I was looking at Simon Burton's Povray.py code (part of pypov) and saw
this line:
globals()[name] = type( name, (KWItem,), {} ) # nifty :)

where 'KWItem' was a class. It did seem nifty, but it was unclear to me
what was happening.

I went to python.org's online documentation which said that type()
takes one argument. So I fired up python:
type(42) <type 'int'> type("x", (type(42),), {})

<class '__main__.x'>

OK, It appears that type() with 3 arguments constructs a class. Is this
documented somewhere? If not can someone explain what is going on?
james

Jul 18 '05 #1
2 1626
Hi,

Up to Python 2.2, type() was just a function to return an object type.
From 2.2 on, type have this behavior when called with only one argument and is used to create a new type when called with 3 arguments.

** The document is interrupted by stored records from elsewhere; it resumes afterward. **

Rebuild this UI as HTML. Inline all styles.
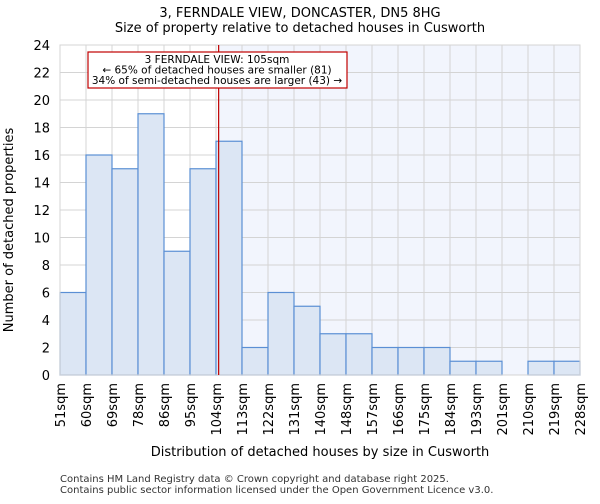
<!DOCTYPE html>
<html><head><meta charset="utf-8"><style>
body{margin:0;background:#fff;font-family:"DejaVu Sans","Liberation Sans",sans-serif}
</style></head><body>
<svg id="c" width="600" height="500" xmlns="http://www.w3.org/2000/svg" font-family="DejaVu Sans, Liberation Sans, sans-serif"></svg>
<script>
const binLabels=["51sqm","60sqm","69sqm","78sqm","86sqm","95sqm","104sqm","113sqm","122sqm","131sqm","140sqm","148sqm","157sqm","166sqm","175sqm","184sqm","193sqm","201sqm","210sqm","219sqm","228sqm"];
const counts=[6,16,15,19,9,15,17,2,6,5,3,3,2,2,2,1,1,0,1,1];
const yTicks=[0,2,4,6,8,10,12,14,16,18,20,22,24];
const binStart=51, binStep=8.85, propertySize=105;
const L=60,R=580,T=45,B=375,yMax=24;
const svg=document.getElementById('c');
const NS='http://www.w3.org/2000/svg';
const bw=(R-L)/counts.length;
const x=v=>L+(v-binStart)/binStep*bw;
const xi=i=>L+i*bw;
const y=v=>B-v/yMax*(B-T);
function mk(t,a,parent){const e=document.createElementNS(NS,t);for(const k in a)e.setAttribute(k,a[k]);(parent||svg).appendChild(e);return e;}
const px=x(propertySize);
let bg=mk('rect',{x:px,y:T,width:R-px,height:B-T,fill:'#f2f5fd'});


yTicks.forEach(t=>{let g=mk('line',{x1:L,x2:R,y1:y(t),y2:y(t),stroke:'#d4d4d4','stroke-width':1});


let tx=mk('text',{x:L-10,y:y(t)+5,'text-anchor':'end','font-size':13,fill:'#000'});tx.textContent=t;

});
binLabels.forEach((lab,i)=>{const xx=xi(i);
let g=mk('line',{x1:xx,x2:xx,y1:T,y2:B,stroke:'#d4d4d4','stroke-width':1});


let tx=mk('text',{x:0,y:0,'text-anchor':'end','font-size':13,transform:`translate(${xx+5},${B+8}) rotate(-90)`});tx.textContent=lab;

});
counts.forEach((c,i)=>{if(c<=0)return;let r=mk('rect',{x:xi(i),y:y(c),width:bw,height:B-y(c),fill:'#dce6f4',stroke:'#5b8fd4','stroke-width':1.2});

});
let ax=mk('rect',{x:L,y:T,width:R-L,height:B-T,fill:'none',stroke:'#d4d4d4'});


let pl=mk('line',{x1:px,x2:px,y1:T,y2:B,stroke:'#c00000','stroke-width':1.2});


let g=mk('g',{});


mk('rect',{x:88,y:52,width:259,height:36,fill:'#fff',stroke:'#c00000','stroke-width':1.2},g);
["3 FERNDALE VIEW: 105sqm","← 65% of detached houses are smaller (81)","34% of semi-detached houses are larger (43) →"].forEach((s,i)=>{let t=mk('text',{x:217,y:63+i*10.5,'text-anchor':'middle','font-size':10.5},g);t.textContent=s;});
[["3, FERNDALE VIEW, DONCASTER, DN5 8HG",17,'chart-title'],["Size of property relative to detached houses in Cusworth",32,'chart-subtitle']].forEach(([s,yy,n])=>{let t=mk('text',{x:300,y:yy,'text-anchor':'middle','font-size':13});t.textContent=s;

});
let xt=mk('text',{x:320,y:456,'text-anchor':'middle','font-size':13});xt.textContent="Distribution of detached houses by size in Cusworth";


let yt=mk('text',{x:0,y:0,'text-anchor':'middle','font-size':13,transform:'translate(13,230) rotate(-90)'});yt.textContent="Number of detached properties";


[["Contains HM Land Registry data © Crown copyright and database right 2025.",482],["Contains public sector information licensed under the Open Government Licence v3.0.",493]].forEach(([s,yy])=>{let t=mk('text',{x:60,y:yy,'font-size':10,fill:'#333'});t.textContent=s;

});
</script>
</body></html>
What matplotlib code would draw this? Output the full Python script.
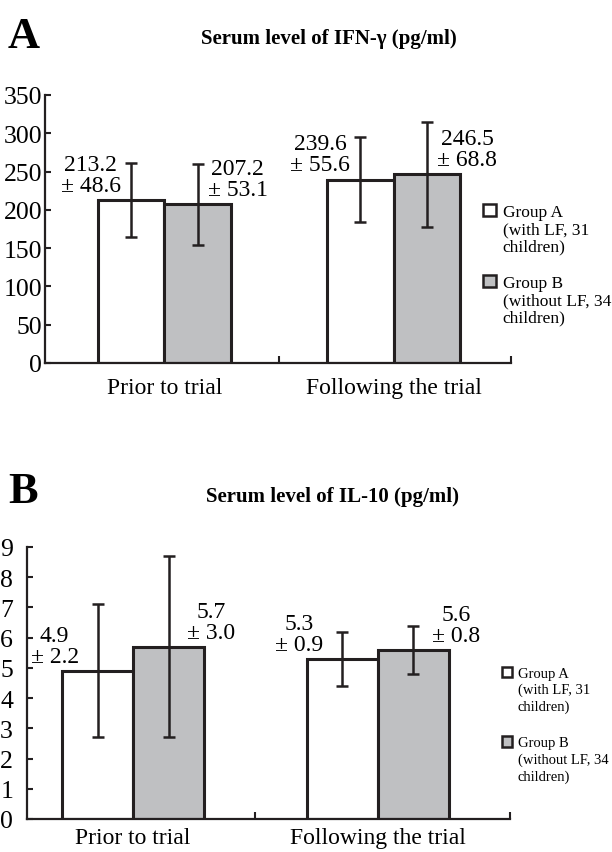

From http://www.python.org/2.2/descrintro.html :
"The signature of type() requires an explanation: traditionally, type(x)
returns the type of object x, and this usage is still supported.
However, type(name, bases, methods) is a new usage that creates a brand
new type object. (This gets into metaclass programming, and I won't go
into this further here except to note that this signature is the same as
that used by the Don Beaudry hook of metaclass fame.)"

So, an example:

Foo = type('Foo', (object,), {})

and...

class Foo(object):
pass

Are the same thing...


On 30 Jan 2005 11:57:23 -0800
ja****************@gmail.com wrote:
I was looking at Simon Burton's Povray.py code (part of pypov) and saw
this line:
globals()[name] = type( name, (KWItem,), {} ) # nifty :)

where 'KWItem' was a class. It did seem nifty, but it was unclear to
me what was happening.

I went to python.org's online documentation which said that type()
takes one argument. So I fired up python:
type(42) <type 'int'> type("x", (type(42),), {})

<class '__main__.x'>

OK, It appears that type() with 3 arguments constructs a class. Is
this documented somewhere? If not can someone explain what is going
on? james

--
http://mail.python.org/mailman/listinfo/python-list

Jul 18 '05 #2
Thank you - that explains everything quite nicely.